The Deetman commission is Holland that investigated sexual abuse has concluded that since 1945 between ten and twenty thousand children were sexually abused by Catholic priests and religious. This is in a country that currently has about five million Catholics.
The commission also suggested that homosexuality was a major factor in the abuse. FAZ reports:
Homosexuelle Subkultur ein entscheidender Faktor
Schilderungen der Kommission über sexuellen Missbrauch von Jungen speziell in Ordenseinrichtungen lassen indes darauf schließen, dass eine homosexuelle Subkultur ein entscheidender Faktor für Übergriffigkeit war und ist.
The descriptions of the commission of the sexual abuse of boys, especially in institutions run by religious orders suggests that a homosexual subculture was and is [my emphasis] a crucial factor for the abuse.
I have surveyed the press in the languages I know, and this seems to be the only article that mentions this conclusion of the report. I do not read Dutch, so I must rely upon this German report, but FAZ is generally accurate.
In the United States boys constituted the vast majority of victims abused by priests; in Germany it was more 50-50 boys and girls.
Homosexuals constitute less than 5% of the general population. One would therefore expect about 5% of the victims to be boys. But the percentage is much higher both in society in general and very much higher in the Church.
Why are boys disproportionately victims?
Some claim that pedophilia (sexual attraction to small children) has nothing to do with homosexuality or heterosexuality.

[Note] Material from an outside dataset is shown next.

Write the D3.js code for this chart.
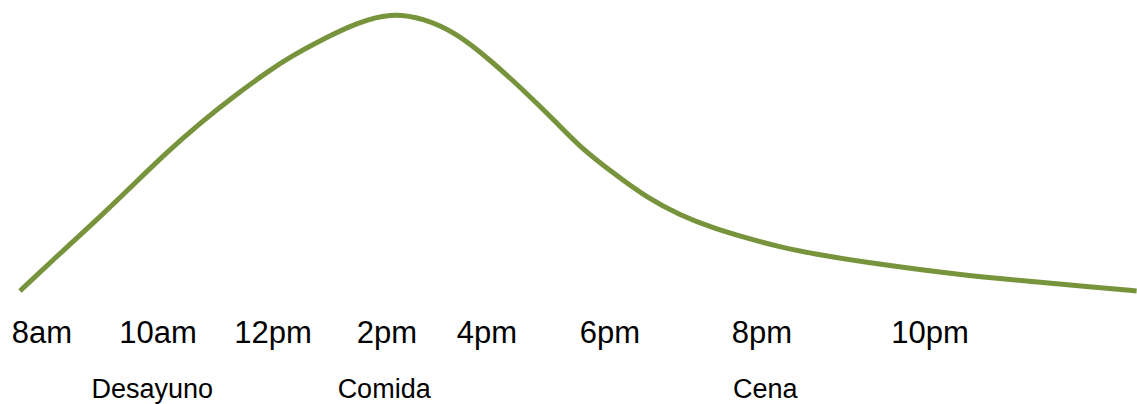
<!DOCTYPE html>
<html>
<head>
<meta charset="utf-8">
<script src="https://cdn.jsdelivr.net/npm/d3@7"></script>
<style>
  html, body { margin: 0; padding: 0; background: #fff; }
  svg { display: block; }
  text { font-family: "Liberation Sans", Arial, sans-serif; fill: #000; }
</style>
</head>
<body>
<script>
// Hour ticks and their labels
const tickHours = [8, 10, 12, 14, 16, 18, 20, 22];
const tickLabels = ["8am", "10am", "12pm", "2pm", "4pm", "6pm", "8pm", "10pm"];

// Meal annotations
const mealNames = ["Desayuno", "Comida", "Cena"];
const mealHours = [9.9, 13.95, 20.04];

// Curve: hour of day and relative level (0-100)
const curveHours  = [7.62, 8.43, 9.0, 9.57, 10.16, 10.73, 11.3, 11.9, 12.3, 12.88, 13.47, 14.06, 14.72, 15.4, 16.05, 16.59, 17.14, 17.51, 18.04, 18.49, 18.92, 19.36, 19.8, 20.21, 20.61, 21.29, 22.36, 23.15, 23.94, 24.46];
const curveLevels = [0, 15.9, 26.7, 38.3, 50.2, 60.6, 70.0, 79.1, 84.5, 91.0, 96.8, 100.4, 98.6, 93.1, 83.4, 72.6, 60.6, 52.0, 42.6, 33.6, 27.4, 22.7, 19.1, 15.9, 13.4, 10.1, 5.8, 3.6, 1.4, 0];

const W = 1137, H = 404;
const svg = d3.select("body").append("svg").attr("width", W).attr("height", H);

// Irregular (hand-placed) hour axis -> piecewise linear scale
const x = d3.scaleLinear()
  .domain(tickHours)
  .range([42, 158, 273, 387, 487, 610, 762, 930]);

const y = d3.scaleLinear().domain([0, 100]).range([291, 14]);

const pts = curveHours.map((h, i) => [h, curveLevels[i]]);
const line = d3.line()
  .x(d => x(d[0]))
  .y(d => y(d[1]))
  .curve(d3.curveBasis);

svg.append("path")
  .datum(pts)
  .attr("d", line)
  .attr("fill", "none")
  .attr("stroke", "#77933C")
  .attr("stroke-width", 5);

svg.append("g").selectAll("text")
  .data(tickHours)
  .join("text")
  .attr("x", d => x(d))
  .attr("y", 343)
  .attr("text-anchor", "middle")
  .attr("font-size", 31)
  .text((d, i) => tickLabels[i]);

svg.append("g").selectAll("text")
  .data(mealHours)
  .join("text")
  .attr("x", d => x(d))
  .attr("y", 398)
  .attr("text-anchor", "middle")
  .attr("font-size", 27)
  .text((d, i) => mealNames[i]);
</script>
</body>
</html>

Boys are more often victims because they are more accessible. Parents protect their daughters more than their sons.
But much of the abuse is not really pedophilia but rather pederasty, the type of relationship between an adult male and a pubescent boy by that the Greeks cultivated, and this is definitely a form of homosexuality, and was championed by the gay rights movement before they realized it was poison.
I think that one reason for the disproportion is the desire of young males to stay away from church as soon as they achieve some independence. Young women go to church, and provide adult targets for heterosexual priests; young men do not go to church. The young males in church are therefore boys and adolescents who are forced to go to church or attend church institutions. Young men, even in present in church, are also likely to react violently to unwanted homosexual overtures; boys are safer targets.
Men who entered the clergy in the past (less so in the present) used celibacy as a way to escape their homosexual desires, but celibacy is not a panacea for sexual problems. Their sexuality remained unconfronted and adolescent, and when they started acting out sexually they turned to adolescents.
In the United States experts who talk privately about the problem of immature, arrested-development homosexuals in the clergy will publicly claim that homosexuality has nothing to do with the abuse. It seems that the Deetman Commission was willing to raise the issue, but almost all of the hundreds of articles about that Commission’s report have ignored that conclusion. Some things, like homosexuality, are too sacred to call into question.